By default, Kafka uses hash-based partitioning. This is configurable by providing a custom Partitioner, for example you can use random partitioning if you don't care what partition your message ends up in.
It's totally up to you what purposes you have topics for
UPD, answers to questions in the comment:
Adding more consumers is usually done for adding more computing power, not for achieving desired parallelism. To add parallelism add partitions. Most consumer implementations process different partitions on different threads, so if you have enough computing power, you might just have a single consumer processing multiple partitions in parallel. Then, if you start bumping into situations where one consumer is not enough, you just add more consumers.

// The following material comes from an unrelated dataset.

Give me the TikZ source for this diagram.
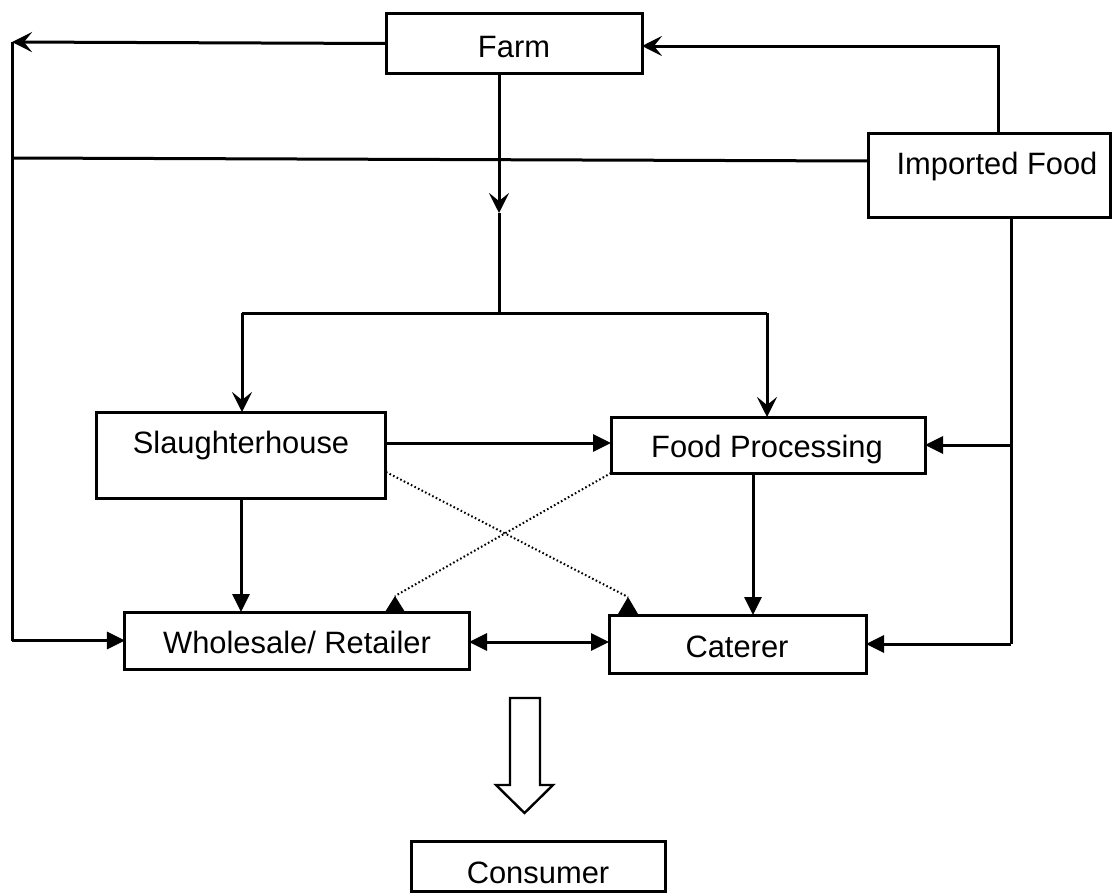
\documentclass[tikz,border=0pt]{standalone}
\usepackage{fontspec}
\setmainfont{Liberation Sans}
\usetikzlibrary{arrows.meta,calc}
\begin{document}
\begin{tikzpicture}[x=1bp,y=-1bp,
  box/.style={draw, line width=3bp, inner sep=0pt, outer sep=0pt},
  lbl/.style={font=\fontsize{31}{36}\selectfont, inner sep=0pt, anchor=base},
  flow/.style={line width=3bp},
  barb/.style={-{Stealth[length=20bp,width=20bp,inset=8bp]}},
  tri/.style={-{Triangle[length=18bp,width=17bp]}},
  dots/.style={line width=2bp, dash pattern=on 1.6bp off 2.4bp}]
\useasboundingbox (0,0) rectangle (1113,894);

% boxes
\node[box, minimum width=256bp, minimum height=59bp] (farm) at (514,43.5) {};
\node[box, minimum width=242bp, minimum height=84bp] (imp)  at (989,175) {};
\node[box, minimum width=288bp, minimum height=86bp] (sh)   at (241,455) {};
\node[box, minimum width=314bp, minimum height=56bp] (fp)   at (768,445) {};
\node[box, minimum width=344bp, minimum height=57bp] (whole) at (297,640.5) {};
\node[box, minimum width=257bp, minimum height=58bp] (cat)  at (737.5,644) {};
\node[box, minimum width=254bp, minimum height=50bp] (cons) at (538,866) {};

% labels
\node[lbl] (farmtxt)  at (514,57)  {Farm};
\node[lbl] (imptxt)   at (997,174) {Imported Food};
\node[lbl] (shtxt)    at (241,453) {Slaughterhouse};
\node[lbl] (fptxt)    at (767,457) {Food Processing};
\node[lbl] (wholetxt) at (297,653) {Wholesale/ Retailer};
\node[lbl] (cattxt)   at (737,657) {Caterer};
\node[lbl] (constxt)  at (538,883) {Consumer};

% junction points
\coordinate (ltop) at (12,42);
\coordinate (lmid) at (12,158);
\coordinate (lbot) at (12,640.5);
\coordinate (impw) at (868,161);
\coordinate (iup)  at (998,46);
\coordinate (ibot) at (998,133);
\coordinate (mid)  at (499,213);
\coordinate (fbot) at (499,73);
\coordinate (split) at (499,313);
\coordinate (sl) at (242,313);
\coordinate (sr) at (767,313);
\coordinate (shfp) at (385,443);
\coordinate (fpsh) at (611,443);
\coordinate (fc) at (753,473);
\coordinate (ir) at (1011,217);
\coordinate (dbl) at (469,642);
\coordinate (dbr) at (609,642);

% outer loop on the left
\draw[flow,barb] (farm.west) -- (ltop);
\draw[flow] (ltop) -- (lbot);
\draw[flow,tri] (lbot) -- (whole.west);
\draw[flow] (impw) -- (lmid);

% imported food to farm
\draw[flow,barb] (ibot) -- (iup) -- (farm.east |- iup);

% farm down to the split
\draw[flow,barb] (fbot) -- (mid);
\draw[flow] (mid) -- (split);
\draw[flow] (sl) -- (sr);
\draw[flow,barb] (sl) -- (sl |- sh.north);
\draw[flow,barb] (sr) -- (sr |- fp.north);

% middle level
\draw[flow,tri] (shfp) -- (fpsh);
\draw[flow,tri] (sh.south) -- (sh.south |- whole.north);
\draw[flow,tri] (fc) -- (fc |- cat.north);

% imported food down the right side
\draw[flow] (ir) -- (ir |- cat.east);
\draw[flow,tri] (ir |- cat.east) -- (cat.east);
\draw[flow,tri] (ir |- fp.east) -- (fp.east);

% wholesale <-> caterer
\draw[flow,{Triangle[length=18bp,width=17bp]}-{Triangle[length=18bp,width=17bp]}] (dbl) -- (dbr);

% dotted cross links
\coordinate (d1s) at (386,472);
\coordinate (d1e) at (628,597);
\coordinate (d2s) at (611,473);
\coordinate (d2e) at (395,596);
\draw[dots] (d1s) -- (d1e);
\draw[dots] (d2s) -- (d2e);
\fill (618,614) -- (d1e) -- (638,614) -- cycle;
\fill (385,612) -- (d2e) -- (405,612) -- cycle;

% hollow arrow towards the consumer
\draw[line width=2.4bp, line join=miter]
  (510,698) -- (540,698) -- (540,785) -- (553,785) -- (524.5,813)
  -- (496,785) -- (510,785) -- cycle;
\end{tikzpicture}
\end{document}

When you create a topic you just specify the number of partitions (and replication factor for this topic, but that's a different thing). The key and partition to send is completely up to producer. In fact, you could configure your producer to use random partitioner and it won't even care about keys, just pick the partition randomly. There's no direct relation between key -> partition, it's just convenient to benefit from having things setup like this.
Can you elaborate on this one? Not sure I understand this, but I guess your question is whether you can send just a value and Kafka will infer a key somehow itself. If so, then the answer is no - Kafka does not apply any transformation to messages and stores them as is, so if you want your message to contain a key, the producer must explicitly send the key.